Level IV tumor thrombus
Early surgical approach of level IV thrombus relied on cardiopulmonary bypass (CPB). It can produce platelet dysfunction and coagulopathy (Novick et al. 1990), with the consequent extensive bleeding, and it is not exempt of complications arising mainly from hypothermia. In our experience, CPB may be required in patients with a large and fixed atrial thrombus. In these cases, collaboration with cardiothoracic surgeons is necessary to remove all the thrombus from the right heart. However, patients presenting with a little and not adherent atrial thrombus may be resectable through a complete abdominal approach and would benefit from the use of liver transplantation techniques described previously. After opening the central tendon of the diaphragm, supradiaphragmatic and intrapericardial IVC is identified and dissected until it can be correctly encircled (Fig. 7). Once here, confluence of IVC in the right atrium can be gently pulled to the abdomen, bellow the diaphragm. Clamps positioning, cavotomy, thrombectomy and IVC reconstruction should be done in conventional fashion (Fig. 8).
Need for IVC resection
Oncological success in RCC treatment will depend on the complete tumor removal. Sometimes there is no only tumor thrombus, but the IVC wall is infiltrated and has to be removed. It is quite difficult, but not impossible, to determine whether the IVC wall is invaded or not. The assessment of some radiographic features was associated with a significantly increased risk of IVC resection (Psutka et al. 2014). Although useful for a good preoperative planning, only surgical exploration has real value.

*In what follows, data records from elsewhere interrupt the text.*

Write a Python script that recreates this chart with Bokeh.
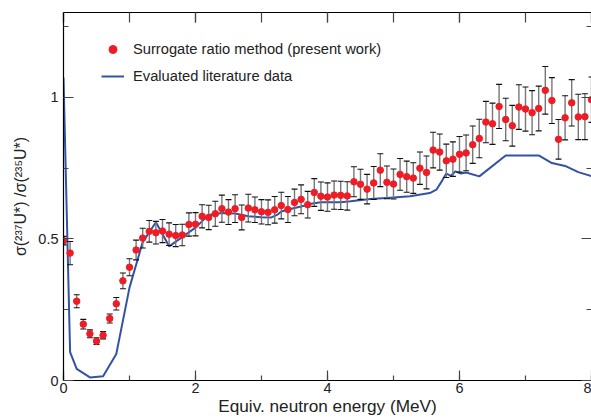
from bokeh.plotting import figure
from bokeh.models import (LinearAxis, SingleIntervalTicker, CustomJSTickFormatter,
                          Legend, LegendItem, Range1d, ColumnDataSource)
from bokeh.embed import file_html
from bokeh.resources import INLINE

# ---- data ----
energy = [0.0, 0.1, 0.2, 0.3, 0.4, 0.5, 0.6, 0.7, 0.8, 0.9,
          1.0, 1.1, 1.2, 1.3, 1.4, 1.5, 1.6, 1.7, 1.8, 1.9,
          2.0, 2.1, 2.2, 2.3, 2.4, 2.5, 2.6, 2.7, 2.8, 2.9,
          3.0, 3.1, 3.2, 3.3, 3.4, 3.5, 3.6, 3.7, 3.8, 3.9,
          4.0, 4.1, 4.2, 4.3, 4.4, 4.5, 4.6, 4.7, 4.8, 4.9,
          5.0, 5.1, 5.2, 5.3, 5.4, 5.5, 5.6, 5.7, 5.8, 5.9,
          6.0, 6.1, 6.2, 6.3, 6.4, 6.5, 6.6, 6.7, 6.8, 6.9,
          7.0, 7.1, 7.2, 7.3, 7.4, 7.5, 7.6, 7.7, 7.8, 7.9, 8.0]

ratio = [0.494, 0.450, 0.280, 0.199, 0.165, 0.139, 0.160, 0.219, 0.271, 0.352,
         0.400, 0.461, 0.503, 0.527, 0.522, 0.528, 0.517, 0.512, 0.514, 0.551,
         0.552, 0.580, 0.576, 0.589, 0.607, 0.595, 0.607, 0.576, 0.609, 0.603,
         0.596, 0.594, 0.603, 0.618, 0.604, 0.629, 0.640, 0.621, 0.664, 0.651,
         0.648, 0.655, 0.654, 0.652, 0.702, 0.693, 0.676, 0.698, 0.743, 0.700,
         0.694, 0.728, 0.720, 0.715, 0.750, 0.735, 0.814, 0.807, 0.776, 0.782,
         0.799, 0.804, 0.833, 0.855, 0.913, 0.907, 0.968, 0.922, 0.900, 0.966,
         0.959, 0.946, 0.961, 1.025, 0.989, 0.852, 0.928, 0.981, 0.931, 0.932, 0.992]

ratio_err = [0.015, 0.041, 0.023, 0.017, 0.014, 0.012, 0.013, 0.016, 0.022, 0.028,
             0.030, 0.035, 0.035, 0.038, 0.040, 0.041, 0.040, 0.039, 0.038, 0.041,
             0.041, 0.041, 0.043, 0.044, 0.048, 0.044, 0.049, 0.044, 0.049, 0.045,
             0.043, 0.044, 0.047, 0.047, 0.046, 0.047, 0.051, 0.047, 0.049, 0.050,
             0.050, 0.050, 0.050, 0.050, 0.053, 0.053, 0.052, 0.058, 0.058, 0.058,
             0.053, 0.056, 0.055, 0.054, 0.057, 0.058, 0.063, 0.064, 0.059, 0.061,
             0.063, 0.063, 0.066, 0.068, 0.073, 0.073, 0.078, 0.075, 0.072, 0.079,
             0.078, 0.078, 0.079, 0.084, 0.081, 0.070, 0.078, 0.082, 0.080, 0.081, 0.080]

eval_energy = [0.0, 0.1, 0.2, 0.4, 0.6, 0.8, 1.0, 1.2, 1.4, 1.6,
               2.0, 2.2, 2.4, 2.6, 2.8, 3.0, 3.15, 3.25, 3.3, 3.45,
               3.6, 3.75, 3.9, 4.2, 4.35, 4.65, 4.95, 5.25, 5.55, 5.65,
               5.74, 5.8, 5.87, 5.94, 6.02, 6.1, 6.3, 6.7, 7.2, 7.4,
               7.6, 7.8, 8.0]
eval_ratio = [1.07, 0.10, 0.041, 0.011, 0.015, 0.094, 0.328, 0.489, 0.559, 0.474,
              0.540, 0.585, 0.592, 0.590, 0.580, 0.577, 0.576, 0.587, 0.597, 0.607,
              0.615, 0.624, 0.630, 0.630, 0.633, 0.641, 0.646, 0.651, 0.662, 0.674,
              0.707, 0.731, 0.723, 0.739, 0.731, 0.735, 0.721, 0.795, 0.795, 0.768,
              0.758, 0.736, 0.722]

x_ticks_interval = 2
y_ticks_interval = 0.5

legend_labels = ["Surrogate ratio method (present work)", "Evaluated literature data"]
x_title = "Equiv. neutron energy (MeV)"
y_title = "σ(²³⁷U*) /σ(²³⁵U*)"

FONT = "Liberation Sans"
TXT = "#222222"

src = ColumnDataSource(dict(
    e=energy, r=ratio,
    lo=[v - d for v, d in zip(ratio, ratio_err)],
    hi=[v + d for v, d in zip(ratio, ratio_err)],
))

p = figure(width=591, height=418, x_range=Range1d(0, 8), y_range=Range1d(0, 1.3),
           output_backend="svg", toolbar_location=None,
           min_border_left=63, min_border_right=0, min_border_top=12, min_border_bottom=38)
p.grid.visible = False
p.outline_line_color = None
p.background_fill_color = "white"
p.border_fill_color = "white"

def style_axis(ax, major_in, minor_in, labels=True, line=True):
    ax.major_tick_in = major_in
    ax.major_tick_out = 0
    ax.minor_tick_in = minor_in
    ax.minor_tick_out = 0
    ax.axis_line_color = "black" if line else None
    ax.axis_line_width = 1.2
    ax.major_tick_line_color = "#444444"
    ax.minor_tick_line_color = "#444444"
    ax.major_tick_line_width = 1.2
    ax.minor_tick_line_width = 1.2
    if not labels:
        ax.formatter = CustomJSTickFormatter(code="return '';")
        ax.major_label_text_font_size = "0px"
        ax.major_label_standoff = 0

xa = p.xaxis[0]
xa.ticker = SingleIntervalTicker(interval=x_ticks_interval, num_minor_ticks=2)
style_axis(xa, 10, 5)
xa.formatter = CustomJSTickFormatter(code="return tick.toString();")
xa.major_label_text_font = FONT
xa.major_label_text_font_size = "14.5px"
xa.major_label_text_color = TXT
xa.major_label_standoff = 2
xa.axis_label = x_title
xa.axis_label_text_font = FONT
xa.axis_label_text_font_size = "17.2px"
xa.axis_label_text_font_style = "normal"
xa.axis_label_text_color = TXT
xa.axis_label_standoff = 0

ya = p.yaxis[0]
ya.ticker = SingleIntervalTicker(interval=y_ticks_interval, num_minor_ticks=2)
style_axis(ya, 10, 5)
ya.formatter = CustomJSTickFormatter(code="return tick.toString();")
ya.major_label_text_font = FONT
ya.major_label_text_font_size = "14.5px"
ya.major_label_text_color = TXT
ya.major_label_standoff = 5
ya.axis_label = y_title
ya.axis_label_text_font = FONT
ya.axis_label_text_font_size = "16px"
ya.axis_label_text_font_style = "normal"
ya.axis_label_text_color = TXT
ya.axis_label_standoff = 6

top = LinearAxis(ticker=SingleIntervalTicker(interval=x_ticks_interval, num_minor_ticks=2))
style_axis(top, 10, 10, labels=False)
p.add_layout(top, "above")

right = LinearAxis(ticker=SingleIntervalTicker(interval=y_ticks_interval, num_minor_ticks=2))
style_axis(right, 10, 5, labels=False, line=False)
p.add_layout(right, "right")

# evaluated data line
ln = p.line(eval_energy, eval_ratio, line_color="#3352a6", line_width=2)

# error bars
p.segment(x0="e", y0="lo", x1="e", y1="hi", source=src, line_color="#777777", line_width=1.4)
p.scatter("e", "hi", source=src, marker="dash", size=6, line_color="#111111", line_width=1.1)
p.scatter("e", "lo", source=src, marker="dash", size=6, line_color="#111111", line_width=1.1)

# points
pts = p.scatter("e", "r", source=src, size=6.5, fill_color="#ee1c25", line_color="#ee1c25")

legend = Legend(items=[LegendItem(label=legend_labels[0], renderers=[pts]),
                       LegendItem(label=legend_labels[1], renderers=[ln])],
                location=(38, 294), padding=0, margin=0, spacing=7,
                glyph_width=23, glyph_height=20, label_height=20, label_standoff=9,
                border_line_alpha=0, background_fill_alpha=0,
                label_text_font=FONT, label_text_font_size="14.7px", label_text_color=TXT)
p.add_layout(legend)

open("out.html", "w").write(file_html(p, INLINE))
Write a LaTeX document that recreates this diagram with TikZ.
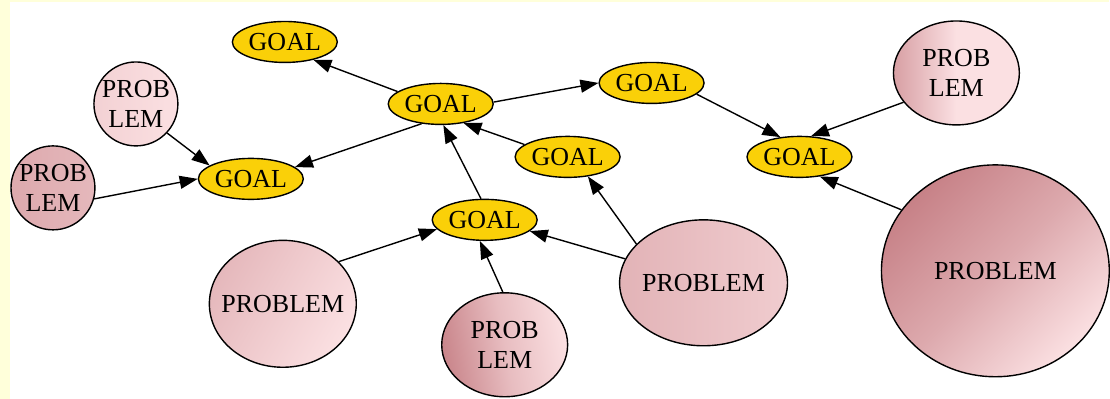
\documentclass[tikz,border=0pt]{standalone}
\usepackage{fontspec}
\setmainfont{Liberation Serif}
\usetikzlibrary{shapes.geometric,arrows.meta}

\definecolor{goalfill}{RGB}{250,208,8}
\definecolor{pinklight}{RGB}{251,224,226}
\definecolor{pinkdark}{RGB}{196,124,130}
\definecolor{frameyellow}{RGB}{255,255,218}

\begin{document}
\begin{tikzpicture}[x=0.5pt,y=-0.5pt,
                line width=0.7pt,
                goal/.style={draw,ellipse,fill=goalfill,text=black,inner sep=0pt,
                  minimum width=52.5pt,minimum height=20.5pt,
                  font=\fontsize{13}{15}\selectfont},
                prob/.style={draw,ellipse,inner sep=0pt},
                probtext/.style={align=center,text=black,font=\fontsize{13}{15}\selectfont},
                link/.style={-{Triangle[length=9pt,width=6.5pt]}}] %

% frame
\fill[white] (0,0) rectangle (1110,399);
\fill[frameyellow] (0,0) rectangle (10,399);
\fill[frameyellow] (0,0) rectangle (1110,2);

                    % goals
                    \node[goal] (G1) at (285,42) {GOAL};
                    \node[goal] (G2) at (441,104) {GOAL};
                    \node[goal] (G3) at (652,83) {GOAL};
                    \node[goal] (G4) at (568,157) {GOAL};
                    \node[goal] (G5) at (251,179) {GOAL};
                    \node[goal] (G6) at (485,220) {GOAL};
                    \node[goal] (G7) at (800,157) {GOAL};

                    % problems, left
                    \node[prob,minimum width=42pt,minimum height=42pt,
                      left color=pinklight!85!pinkdark,right color=pinklight,
                      label={[probtext]center:PROB\\LEM}] (P1) at (136,104) {};
                    \node[prob,minimum width=42pt,minimum height=42pt,
                      left color=pinkdark!55!pinklight,right color=pinkdark!40!pinklight,
                      label={[probtext]center:PROB\\LEM}] (P2) at (53,188) {};

                    % problems, bottom
                    \node[prob,minimum width=73.5pt,minimum height=63.5pt,
                      top color=pinkdark!40!pinklight,bottom color=pinklight,shading angle=60,
                      label={[probtext]center:PROBLEM}] (P4) at (283,304) {};
                    \node[prob,minimum width=63pt,minimum height=52pt,
                      top color=pinkdark!90!pinklight,bottom color=pinklight,shading angle=100,
                      middle color=pinkdark!35!pinklight,
                      label={[probtext]center:PROB\\LEM}] (P5) at (505,345) {};
                    \node[prob,minimum width=84pt,minimum height=63pt,
                      left color=pinkdark!45!pinklight,right color=pinkdark!20!pinklight,
                      label={[probtext]center:PROBLEM}] (P6) at (704,283) {};

                    % problems, right
                    \node[prob,minimum width=63pt,minimum height=52pt,
                      top color=pinkdark!65!pinklight,bottom color=pinklight,shading angle=90,
                      middle color=pinklight,
                      label={[probtext]center:PROB\\LEM}] (P3) at (957,73) {};
                    \node[prob,minimum width=114pt,minimum height=106pt,
                      top color=pinkdark!95!pinklight,bottom color=pinklight,shading angle=45,
                      middle color=pinkdark!55!pinklight,
                      label={[probtext]center:PROBLEM}] (P7) at (996,271) {};

                    % goal to goal
                    \path [link] (G2.164) edge (G1.-32);
                    \path [link] (G2.2) edge (G3.180);
                    \path [link] (G2.226) edge (G5.15);
                    \path [link] (G4.164) edge (G2.-40);
                    \path [link] (G6.100) edge (G2.-83);
                    \path [link] (G3.-14) edge (G7.134);

                    % problem to goal
                    \path [link] (P1.-43) edge (G5.162);
                    \path [link] (P2.-15) edge (G5.180);
                    \path [link] (P3.209) edge (G7.61);
                    \path [link] (P7.147) edge (G7.-44);
                    \path [link] (P4.37) edge (G6.191);
                    \path [link] (P5.92) edge (G6.257);
                    \path [link] (P6.163) edge (G6.-14);
                    \path [link] (P6.150) edge (G4.-44);

\end{tikzpicture}
\end{document}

Resection of the IVC may not be necessary in most of the cases. Furthermore, complete “piggyback” liver mobilization facilitates complete thrombectomy of large thrombus, avoiding IVC resection. When IVC is affected by the tumor, the evaluation of collateral vessels is useful to decide what to do. If complete occlusion of IVC is present with chronic obstruction, an adequate blood flow through collaterals is presumed, creating a natural veno-venous bypass. En bloc resection of the IVC can be performed safely with low postoperative morbidity (Ciancio and Soloway 2005; Kearney et al. 1981). However, if collateral circulation is not present, resection of IVC should be avoided. In this setting, IVC reconstruction can be done with prosthesis, usually a PTFE graft (Fig. 9). Its main risk is thrombosis or infection (Caldarelli et al. 2002). Other options are autologous vein grafts or pericardium (Marshall and Reitz 1985).